▸ THE REQUEST
Beginning with the line that contains "Output the component", retype the entries below exactly, ending with the line that contains "const fmt = (v: number)". Leave out any pictures.

[Charts and diagrams as code]
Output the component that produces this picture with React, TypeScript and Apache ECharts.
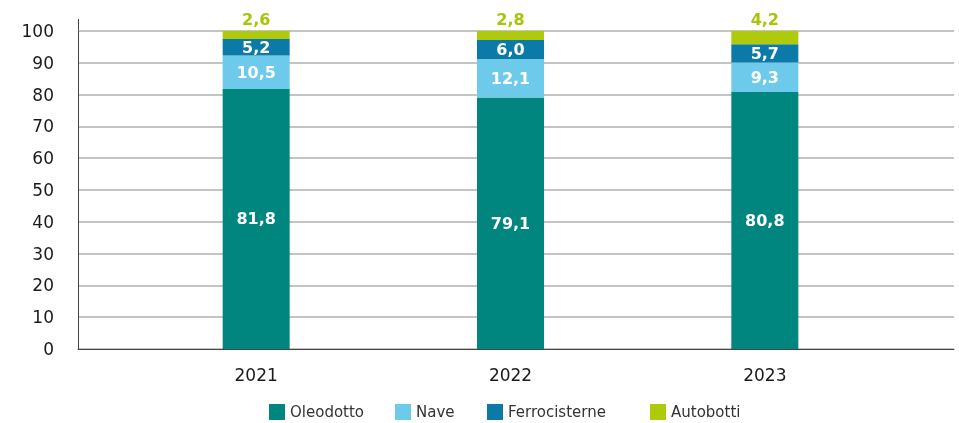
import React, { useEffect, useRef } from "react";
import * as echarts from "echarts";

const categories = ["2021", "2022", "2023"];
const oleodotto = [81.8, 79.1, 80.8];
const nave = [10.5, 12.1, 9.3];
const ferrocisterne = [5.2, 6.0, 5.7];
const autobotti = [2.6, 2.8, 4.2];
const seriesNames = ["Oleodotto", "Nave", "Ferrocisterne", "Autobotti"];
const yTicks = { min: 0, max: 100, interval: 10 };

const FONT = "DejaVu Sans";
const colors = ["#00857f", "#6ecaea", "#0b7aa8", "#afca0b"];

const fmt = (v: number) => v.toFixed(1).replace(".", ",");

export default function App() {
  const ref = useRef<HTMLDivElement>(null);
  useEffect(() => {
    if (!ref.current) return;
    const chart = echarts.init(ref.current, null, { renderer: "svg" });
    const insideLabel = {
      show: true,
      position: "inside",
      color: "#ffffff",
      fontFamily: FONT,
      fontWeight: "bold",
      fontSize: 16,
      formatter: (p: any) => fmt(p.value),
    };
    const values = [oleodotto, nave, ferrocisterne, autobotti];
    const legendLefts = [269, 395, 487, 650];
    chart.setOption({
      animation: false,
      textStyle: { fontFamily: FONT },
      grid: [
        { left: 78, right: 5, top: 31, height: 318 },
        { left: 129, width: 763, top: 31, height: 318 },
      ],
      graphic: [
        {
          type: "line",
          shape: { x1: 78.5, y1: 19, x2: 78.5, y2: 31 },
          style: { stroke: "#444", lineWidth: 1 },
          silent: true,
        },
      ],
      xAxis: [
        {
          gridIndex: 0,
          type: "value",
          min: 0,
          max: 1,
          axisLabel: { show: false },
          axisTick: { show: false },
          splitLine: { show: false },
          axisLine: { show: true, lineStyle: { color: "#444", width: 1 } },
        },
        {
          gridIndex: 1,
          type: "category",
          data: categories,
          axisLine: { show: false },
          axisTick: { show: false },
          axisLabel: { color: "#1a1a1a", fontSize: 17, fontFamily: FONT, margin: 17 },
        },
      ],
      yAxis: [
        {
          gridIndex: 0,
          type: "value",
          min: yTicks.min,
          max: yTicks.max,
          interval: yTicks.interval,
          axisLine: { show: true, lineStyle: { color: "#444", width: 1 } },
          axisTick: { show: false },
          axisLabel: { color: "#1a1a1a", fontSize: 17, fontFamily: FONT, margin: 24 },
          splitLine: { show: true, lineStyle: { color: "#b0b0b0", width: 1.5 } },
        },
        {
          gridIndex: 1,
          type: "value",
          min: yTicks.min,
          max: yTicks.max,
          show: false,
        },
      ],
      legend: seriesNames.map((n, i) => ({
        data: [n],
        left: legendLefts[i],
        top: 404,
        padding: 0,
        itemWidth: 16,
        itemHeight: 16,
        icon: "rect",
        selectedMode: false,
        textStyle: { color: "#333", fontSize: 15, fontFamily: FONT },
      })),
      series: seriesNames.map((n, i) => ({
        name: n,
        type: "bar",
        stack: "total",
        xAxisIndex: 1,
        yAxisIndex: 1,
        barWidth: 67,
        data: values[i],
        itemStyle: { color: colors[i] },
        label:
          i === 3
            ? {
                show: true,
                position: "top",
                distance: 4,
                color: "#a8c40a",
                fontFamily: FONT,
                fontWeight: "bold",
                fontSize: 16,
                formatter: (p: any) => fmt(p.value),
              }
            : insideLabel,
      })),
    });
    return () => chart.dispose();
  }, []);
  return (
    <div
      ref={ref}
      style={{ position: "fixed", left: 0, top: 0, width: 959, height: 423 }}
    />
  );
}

--

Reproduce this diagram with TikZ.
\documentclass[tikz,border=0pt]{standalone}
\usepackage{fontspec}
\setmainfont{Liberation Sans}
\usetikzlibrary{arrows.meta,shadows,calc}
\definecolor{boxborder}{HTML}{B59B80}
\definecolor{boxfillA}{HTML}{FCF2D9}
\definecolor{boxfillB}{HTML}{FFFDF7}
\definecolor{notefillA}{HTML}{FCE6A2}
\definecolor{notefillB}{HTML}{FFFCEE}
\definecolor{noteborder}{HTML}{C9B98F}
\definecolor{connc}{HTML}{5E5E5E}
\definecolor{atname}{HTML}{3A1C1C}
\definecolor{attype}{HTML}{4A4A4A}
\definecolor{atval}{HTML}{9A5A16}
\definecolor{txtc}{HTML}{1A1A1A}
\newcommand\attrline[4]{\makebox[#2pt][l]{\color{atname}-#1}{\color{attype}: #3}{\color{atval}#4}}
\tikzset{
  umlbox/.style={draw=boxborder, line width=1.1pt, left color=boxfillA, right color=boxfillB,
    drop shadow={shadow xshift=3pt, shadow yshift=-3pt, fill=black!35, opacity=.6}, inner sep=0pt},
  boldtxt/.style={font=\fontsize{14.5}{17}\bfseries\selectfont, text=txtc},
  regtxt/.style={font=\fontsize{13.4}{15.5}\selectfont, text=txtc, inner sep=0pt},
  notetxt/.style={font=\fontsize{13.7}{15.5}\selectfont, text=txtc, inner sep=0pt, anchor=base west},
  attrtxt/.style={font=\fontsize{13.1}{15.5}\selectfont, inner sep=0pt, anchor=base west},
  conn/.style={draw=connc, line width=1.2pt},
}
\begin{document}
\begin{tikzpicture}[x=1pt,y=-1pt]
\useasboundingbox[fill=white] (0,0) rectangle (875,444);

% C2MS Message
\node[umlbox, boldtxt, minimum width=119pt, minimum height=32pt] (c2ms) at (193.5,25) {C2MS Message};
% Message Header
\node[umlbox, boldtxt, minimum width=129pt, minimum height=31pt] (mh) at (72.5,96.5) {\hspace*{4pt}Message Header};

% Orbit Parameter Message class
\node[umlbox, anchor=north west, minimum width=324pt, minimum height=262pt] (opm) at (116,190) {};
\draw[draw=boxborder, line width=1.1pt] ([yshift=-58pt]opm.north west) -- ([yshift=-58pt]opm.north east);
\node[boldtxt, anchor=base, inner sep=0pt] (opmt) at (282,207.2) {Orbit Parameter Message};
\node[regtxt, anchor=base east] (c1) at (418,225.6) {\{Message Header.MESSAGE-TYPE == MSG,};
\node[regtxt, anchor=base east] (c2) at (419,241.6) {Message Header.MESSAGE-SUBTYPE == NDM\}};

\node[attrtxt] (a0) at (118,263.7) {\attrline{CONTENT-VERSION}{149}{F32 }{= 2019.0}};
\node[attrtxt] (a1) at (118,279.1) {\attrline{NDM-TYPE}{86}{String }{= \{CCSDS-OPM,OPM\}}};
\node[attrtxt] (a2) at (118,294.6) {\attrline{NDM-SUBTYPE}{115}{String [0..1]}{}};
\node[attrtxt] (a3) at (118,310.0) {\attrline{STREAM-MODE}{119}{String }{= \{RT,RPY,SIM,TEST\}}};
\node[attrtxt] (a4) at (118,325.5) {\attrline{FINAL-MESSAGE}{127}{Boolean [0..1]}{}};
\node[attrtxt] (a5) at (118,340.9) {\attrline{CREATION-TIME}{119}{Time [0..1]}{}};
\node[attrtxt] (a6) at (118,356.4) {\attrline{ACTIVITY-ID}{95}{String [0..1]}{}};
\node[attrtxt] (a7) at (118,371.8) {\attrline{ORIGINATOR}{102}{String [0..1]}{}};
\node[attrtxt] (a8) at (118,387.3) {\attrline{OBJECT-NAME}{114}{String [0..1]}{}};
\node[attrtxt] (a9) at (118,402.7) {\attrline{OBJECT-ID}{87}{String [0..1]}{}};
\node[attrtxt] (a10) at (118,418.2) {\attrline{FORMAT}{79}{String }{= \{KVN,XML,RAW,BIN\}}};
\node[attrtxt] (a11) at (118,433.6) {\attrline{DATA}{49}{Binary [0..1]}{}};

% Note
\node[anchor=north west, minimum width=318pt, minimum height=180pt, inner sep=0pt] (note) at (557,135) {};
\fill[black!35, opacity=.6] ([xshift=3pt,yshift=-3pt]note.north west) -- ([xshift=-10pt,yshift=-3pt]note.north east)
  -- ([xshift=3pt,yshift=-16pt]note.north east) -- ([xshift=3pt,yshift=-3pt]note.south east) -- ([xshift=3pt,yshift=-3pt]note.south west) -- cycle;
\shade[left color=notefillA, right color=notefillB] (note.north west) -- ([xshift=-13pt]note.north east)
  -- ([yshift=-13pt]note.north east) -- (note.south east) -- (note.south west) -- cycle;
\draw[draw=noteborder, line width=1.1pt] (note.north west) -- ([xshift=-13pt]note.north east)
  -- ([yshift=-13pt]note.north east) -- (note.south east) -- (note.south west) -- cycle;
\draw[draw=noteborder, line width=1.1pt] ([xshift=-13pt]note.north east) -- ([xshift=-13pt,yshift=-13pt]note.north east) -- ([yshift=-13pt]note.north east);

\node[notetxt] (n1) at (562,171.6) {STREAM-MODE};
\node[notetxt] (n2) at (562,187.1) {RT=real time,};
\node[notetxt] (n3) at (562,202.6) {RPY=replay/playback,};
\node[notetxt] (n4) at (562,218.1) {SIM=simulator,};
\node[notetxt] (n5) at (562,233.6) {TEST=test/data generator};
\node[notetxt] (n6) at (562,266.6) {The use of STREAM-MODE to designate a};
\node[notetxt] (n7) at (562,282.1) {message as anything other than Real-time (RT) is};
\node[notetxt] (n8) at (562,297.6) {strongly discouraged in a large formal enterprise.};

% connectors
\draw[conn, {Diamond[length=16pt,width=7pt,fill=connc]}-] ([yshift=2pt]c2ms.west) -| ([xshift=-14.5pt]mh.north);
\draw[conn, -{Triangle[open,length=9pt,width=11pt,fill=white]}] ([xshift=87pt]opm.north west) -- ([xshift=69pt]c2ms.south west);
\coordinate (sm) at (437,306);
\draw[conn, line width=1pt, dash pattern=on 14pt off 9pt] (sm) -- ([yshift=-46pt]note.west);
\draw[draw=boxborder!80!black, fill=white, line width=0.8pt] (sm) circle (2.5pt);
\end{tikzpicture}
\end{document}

--

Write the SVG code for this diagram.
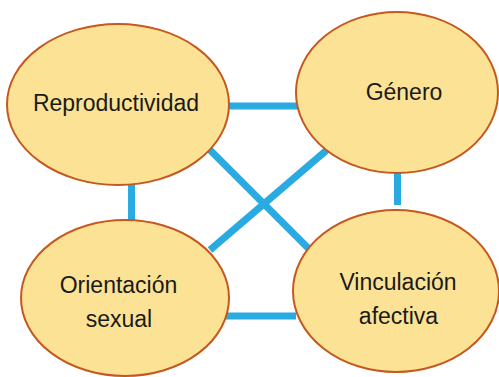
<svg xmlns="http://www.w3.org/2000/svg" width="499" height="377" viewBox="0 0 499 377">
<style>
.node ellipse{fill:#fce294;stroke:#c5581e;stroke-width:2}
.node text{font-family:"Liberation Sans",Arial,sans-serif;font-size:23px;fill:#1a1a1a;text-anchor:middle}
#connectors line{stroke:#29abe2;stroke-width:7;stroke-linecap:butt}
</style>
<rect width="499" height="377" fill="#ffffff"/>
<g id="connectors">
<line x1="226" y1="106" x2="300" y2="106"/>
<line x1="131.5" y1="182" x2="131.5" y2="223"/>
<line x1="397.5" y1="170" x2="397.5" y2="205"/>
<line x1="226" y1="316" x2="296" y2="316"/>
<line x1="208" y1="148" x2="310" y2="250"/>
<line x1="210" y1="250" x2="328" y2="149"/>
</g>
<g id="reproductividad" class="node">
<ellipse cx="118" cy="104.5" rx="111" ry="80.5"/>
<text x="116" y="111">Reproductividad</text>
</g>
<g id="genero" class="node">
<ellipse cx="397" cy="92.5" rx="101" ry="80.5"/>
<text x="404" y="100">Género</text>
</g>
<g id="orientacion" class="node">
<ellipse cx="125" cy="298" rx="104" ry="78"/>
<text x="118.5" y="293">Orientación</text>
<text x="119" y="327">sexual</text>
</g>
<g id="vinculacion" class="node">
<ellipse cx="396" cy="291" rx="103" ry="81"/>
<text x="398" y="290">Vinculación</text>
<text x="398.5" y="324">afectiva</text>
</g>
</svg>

▸ RESULT OF THIS TASK
Output the component that produces this picture with React, TypeScript and Apache ECharts.
import React, { useEffect, useRef } from "react";
import * as echarts from "echarts";

const categories = ["2021", "2022", "2023"];
const oleodotto = [81.8, 79.1, 80.8];
const nave = [10.5, 12.1, 9.3];
const ferrocisterne = [5.2, 6.0, 5.7];
const autobotti = [2.6, 2.8, 4.2];
const seriesNames = ["Oleodotto", "Nave", "Ferrocisterne", "Autobotti"];
const yTicks = { min: 0, max: 100, interval: 10 };

const FONT = "DejaVu Sans";
const colors = ["#00857f", "#6ecaea", "#0b7aa8", "#afca0b"];

const fmt = (v: number) => v.toFixed(1).replace(".", ",");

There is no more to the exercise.